Every line of the material below should be repeated exactly.

DATA SEGMENT:
--- BEGIN ---

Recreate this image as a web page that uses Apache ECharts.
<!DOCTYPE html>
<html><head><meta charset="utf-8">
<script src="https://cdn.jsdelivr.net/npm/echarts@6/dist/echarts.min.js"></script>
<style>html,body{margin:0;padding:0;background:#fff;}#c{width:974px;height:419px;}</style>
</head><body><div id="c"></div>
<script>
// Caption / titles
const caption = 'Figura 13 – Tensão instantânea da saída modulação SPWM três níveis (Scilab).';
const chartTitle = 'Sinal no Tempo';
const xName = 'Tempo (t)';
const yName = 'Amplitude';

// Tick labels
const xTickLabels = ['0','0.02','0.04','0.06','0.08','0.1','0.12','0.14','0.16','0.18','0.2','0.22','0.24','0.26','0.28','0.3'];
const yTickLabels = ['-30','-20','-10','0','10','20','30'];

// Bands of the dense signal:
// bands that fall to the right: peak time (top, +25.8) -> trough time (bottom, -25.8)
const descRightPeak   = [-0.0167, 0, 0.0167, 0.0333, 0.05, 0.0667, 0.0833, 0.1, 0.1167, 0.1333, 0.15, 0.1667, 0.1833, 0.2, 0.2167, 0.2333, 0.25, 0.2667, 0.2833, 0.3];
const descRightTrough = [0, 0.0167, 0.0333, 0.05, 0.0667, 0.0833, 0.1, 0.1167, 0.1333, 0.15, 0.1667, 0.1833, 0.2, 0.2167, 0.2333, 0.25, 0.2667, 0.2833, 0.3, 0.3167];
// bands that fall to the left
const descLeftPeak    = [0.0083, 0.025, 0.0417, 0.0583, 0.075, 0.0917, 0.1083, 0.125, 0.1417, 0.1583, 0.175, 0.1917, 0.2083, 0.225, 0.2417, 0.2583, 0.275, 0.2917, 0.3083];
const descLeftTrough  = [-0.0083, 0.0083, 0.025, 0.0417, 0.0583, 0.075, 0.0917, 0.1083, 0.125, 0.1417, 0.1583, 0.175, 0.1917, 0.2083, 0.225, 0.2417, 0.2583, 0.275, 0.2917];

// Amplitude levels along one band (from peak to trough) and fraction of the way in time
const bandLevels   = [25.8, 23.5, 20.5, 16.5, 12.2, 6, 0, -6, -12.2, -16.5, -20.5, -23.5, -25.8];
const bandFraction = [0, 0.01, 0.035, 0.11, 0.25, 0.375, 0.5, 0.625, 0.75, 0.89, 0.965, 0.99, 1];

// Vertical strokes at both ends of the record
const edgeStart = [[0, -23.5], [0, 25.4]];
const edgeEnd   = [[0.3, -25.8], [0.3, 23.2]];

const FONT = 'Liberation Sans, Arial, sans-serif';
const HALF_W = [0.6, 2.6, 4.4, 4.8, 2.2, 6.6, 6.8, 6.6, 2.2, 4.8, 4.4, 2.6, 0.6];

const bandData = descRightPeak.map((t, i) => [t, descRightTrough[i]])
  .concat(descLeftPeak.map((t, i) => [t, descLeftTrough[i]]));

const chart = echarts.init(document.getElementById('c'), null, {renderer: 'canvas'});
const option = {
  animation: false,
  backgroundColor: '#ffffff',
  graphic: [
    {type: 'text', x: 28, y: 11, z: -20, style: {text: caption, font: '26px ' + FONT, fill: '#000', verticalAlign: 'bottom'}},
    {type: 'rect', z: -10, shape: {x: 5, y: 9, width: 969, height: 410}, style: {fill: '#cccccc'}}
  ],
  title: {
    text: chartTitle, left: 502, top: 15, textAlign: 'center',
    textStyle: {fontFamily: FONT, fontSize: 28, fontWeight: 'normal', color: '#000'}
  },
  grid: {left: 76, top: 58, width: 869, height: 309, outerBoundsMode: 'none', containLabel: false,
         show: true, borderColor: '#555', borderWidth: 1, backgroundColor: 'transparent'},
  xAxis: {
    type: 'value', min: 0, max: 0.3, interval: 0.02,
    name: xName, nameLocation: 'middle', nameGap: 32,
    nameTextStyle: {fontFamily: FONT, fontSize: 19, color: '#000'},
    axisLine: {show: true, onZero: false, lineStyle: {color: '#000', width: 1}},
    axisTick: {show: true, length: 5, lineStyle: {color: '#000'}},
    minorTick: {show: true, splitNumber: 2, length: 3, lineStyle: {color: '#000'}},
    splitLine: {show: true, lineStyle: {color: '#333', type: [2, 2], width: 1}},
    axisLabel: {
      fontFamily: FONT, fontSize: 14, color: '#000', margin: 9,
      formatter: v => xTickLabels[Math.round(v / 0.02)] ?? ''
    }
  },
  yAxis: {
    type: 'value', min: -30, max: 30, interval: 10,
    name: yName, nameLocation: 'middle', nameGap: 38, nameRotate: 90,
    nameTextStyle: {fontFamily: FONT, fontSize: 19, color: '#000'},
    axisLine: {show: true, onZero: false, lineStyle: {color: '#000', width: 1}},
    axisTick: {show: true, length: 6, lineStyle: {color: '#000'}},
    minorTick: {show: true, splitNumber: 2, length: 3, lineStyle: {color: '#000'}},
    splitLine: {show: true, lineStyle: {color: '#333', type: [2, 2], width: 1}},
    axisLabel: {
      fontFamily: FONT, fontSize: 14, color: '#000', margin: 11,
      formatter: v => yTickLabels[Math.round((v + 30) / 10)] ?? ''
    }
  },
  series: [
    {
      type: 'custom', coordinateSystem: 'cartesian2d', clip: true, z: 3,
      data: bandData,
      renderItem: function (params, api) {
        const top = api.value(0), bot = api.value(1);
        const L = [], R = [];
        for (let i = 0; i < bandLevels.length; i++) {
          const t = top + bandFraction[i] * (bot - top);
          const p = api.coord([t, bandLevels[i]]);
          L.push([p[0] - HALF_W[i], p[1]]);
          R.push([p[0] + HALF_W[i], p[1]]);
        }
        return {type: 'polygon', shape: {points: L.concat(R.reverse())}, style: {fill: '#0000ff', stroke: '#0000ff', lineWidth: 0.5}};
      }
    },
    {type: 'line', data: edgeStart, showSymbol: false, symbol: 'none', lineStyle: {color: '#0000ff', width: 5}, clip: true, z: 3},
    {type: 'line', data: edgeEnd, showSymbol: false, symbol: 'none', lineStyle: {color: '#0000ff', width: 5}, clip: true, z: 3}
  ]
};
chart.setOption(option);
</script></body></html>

--- END ---

SOLUTION TO THIS TASK:
Recreate this image as a web page that uses Apache ECharts.
<!DOCTYPE html>
<html><head><meta charset="utf-8">
<script src="https://cdn.jsdelivr.net/npm/echarts@6/dist/echarts.min.js"></script>
<style>html,body{margin:0;padding:0;background:#fff;}#c{width:974px;height:419px;}</style>
</head><body><div id="c"></div>
<script>
// Caption / titles
const caption = 'Figura 13 – Tensão instantânea da saída modulação SPWM três níveis (Scilab).';
const chartTitle = 'Sinal no Tempo';
const xName = 'Tempo (t)';
const yName = 'Amplitude';

// Tick labels
const xTickLabels = ['0','0.02','0.04','0.06','0.08','0.1','0.12','0.14','0.16','0.18','0.2','0.22','0.24','0.26','0.28','0.3'];
const yTickLabels = ['-30','-20','-10','0','10','20','30'];

// Bands of the dense signal:
// bands that fall to the right: peak time (top, +25.8) -> trough time (bottom, -25.8)
const descRightPeak   = [-0.0167, 0, 0.0167, 0.0333, 0.05, 0.0667, 0.0833, 0.1, 0.1167, 0.1333, 0.15, 0.1667, 0.1833, 0.2, 0.2167, 0.2333, 0.25, 0.2667, 0.2833, 0.3];
const descRightTrough = [0, 0.0167, 0.0333, 0.05, 0.0667, 0.0833, 0.1, 0.1167, 0.1333, 0.15, 0.1667, 0.1833, 0.2, 0.2167, 0.2333, 0.25, 0.2667, 0.2833, 0.3, 0.3167];
// bands that fall to the left
const descLeftPeak    = [0.0083, 0.025, 0.0417, 0.0583, 0.075, 0.0917, 0.1083, 0.125, 0.1417, 0.1583, 0.175, 0.1917, 0.2083, 0.225, 0.2417, 0.2583, 0.275, 0.2917, 0.3083];
const descLeftTrough  = [-0.0083, 0.0083, 0.025, 0.0417, 0.0583, 0.075, 0.0917, 0.1083, 0.125, 0.1417, 0.1583, 0.175, 0.1917, 0.2083, 0.225, 0.2417, 0.2583, 0.275, 0.2917];

// Amplitude levels along one band (from peak to trough) and fraction of the way in time
const bandLevels   = [25.8, 23.5, 20.5, 16.5, 12.2, 6, 0, -6, -12.2, -16.5, -20.5, -23.5, -25.8];
const bandFraction = [0, 0.01, 0.035, 0.11, 0.25, 0.375, 0.5, 0.625, 0.75, 0.89, 0.965, 0.99, 1];

// Vertical strokes at both ends of the record
const edgeStart = [[0, -23.5], [0, 25.4]];
const edgeEnd   = [[0.3, -25.8], [0.3, 23.2]];

const FONT = 'Liberation Sans, Arial, sans-serif';
const HALF_W = [0.6, 2.6, 4.4, 4.8, 2.2, 6.6, 6.8, 6.6, 2.2, 4.8, 4.4, 2.6, 0.6];

const bandData = descRightPeak.map((t, i) => [t, descRightTrough[i]])
  .concat(descLeftPeak.map((t, i) => [t, descLeftTrough[i]]));

const chart = echarts.init(document.getElementById('c'), null, {renderer: 'canvas'});
const option = {
  animation: false,
  backgroundColor: '#ffffff',
  graphic: [
    {type: 'text', x: 28, y: 11, z: -20, style: {text: caption, font: '26px ' + FONT, fill: '#000', verticalAlign: 'bottom'}},
    {type: 'rect', z: -10, shape: {x: 5, y: 9, width: 969, height: 410}, style: {fill: '#cccccc'}}
  ],
  title: {
    text: chartTitle, left: 502, top: 15, textAlign: 'center',
    textStyle: {fontFamily: FONT, fontSize: 28, fontWeight: 'normal', color: '#000'}
  },
  grid: {left: 76, top: 58, width: 869, height: 309, outerBoundsMode: 'none', containLabel: false,
         show: true, borderColor: '#555', borderWidth: 1, backgroundColor: 'transparent'},
  xAxis: {
    type: 'value', min: 0, max: 0.3, interval: 0.02,
    name: xName, nameLocation: 'middle', nameGap: 32,
    nameTextStyle: {fontFamily: FONT, fontSize: 19, color: '#000'},
    axisLine: {show: true, onZero: false, lineStyle: {color: '#000', width: 1}},
    axisTick: {show: true, length: 5, lineStyle: {color: '#000'}},
    minorTick: {show: true, splitNumber: 2, length: 3, lineStyle: {color: '#000'}},
    splitLine: {show: true, lineStyle: {color: '#333', type: [2, 2], width: 1}},
    axisLabel: {
      fontFamily: FONT, fontSize: 14, color: '#000', margin: 9,
      formatter: v => xTickLabels[Math.round(v / 0.02)] ?? ''
    }
  },
  yAxis: {
    type: 'value', min: -30, max: 30, interval: 10,
    name: yName, nameLocation: 'middle', nameGap: 38, nameRotate: 90,
    nameTextStyle: {fontFamily: FONT, fontSize: 19, color: '#000'},
    axisLine: {show: true, onZero: false, lineStyle: {color: '#000', width: 1}},
    axisTick: {show: true, length: 6, lineStyle: {color: '#000'}},
    minorTick: {show: true, splitNumber: 2, length: 3, lineStyle: {color: '#000'}},
    splitLine: {show: true, lineStyle: {color: '#333', type: [2, 2], width: 1}},
    axisLabel: {
      fontFamily: FONT, fontSize: 14, color: '#000', margin: 11,
      formatter: v => yTickLabels[Math.round((v + 30) / 10)] ?? ''
    }
  },
  series: [
    {
      type: 'custom', coordinateSystem: 'cartesian2d', clip: true, z: 3,
      data: bandData,
      renderItem: function (params, api) {
        const top = api.value(0), bot = api.value(1);
        const L = [], R = [];
        for (let i = 0; i < bandLevels.length; i++) {
          const t = top + bandFraction[i] * (bot - top);
          const p = api.coord([t, bandLevels[i]]);
          L.push([p[0] - HALF_W[i], p[1]]);
          R.push([p[0] + HALF_W[i], p[1]]);
        }
        return {type: 'polygon', shape: {points: L.concat(R.reverse())}, style: {fill: '#0000ff', stroke: '#0000ff', lineWidth: 0.5}};
      }
    },
    {type: 'line', data: edgeStart, showSymbol: false, symbol: 'none', lineStyle: {color: '#0000ff', width: 5}, clip: true, z: 3},
    {type: 'line', data: edgeEnd, showSymbol: false, symbol: 'none', lineStyle: {color: '#0000ff', width: 5}, clip: true, z: 3}
  ]
};
chart.setOption(option);
</script></body></html>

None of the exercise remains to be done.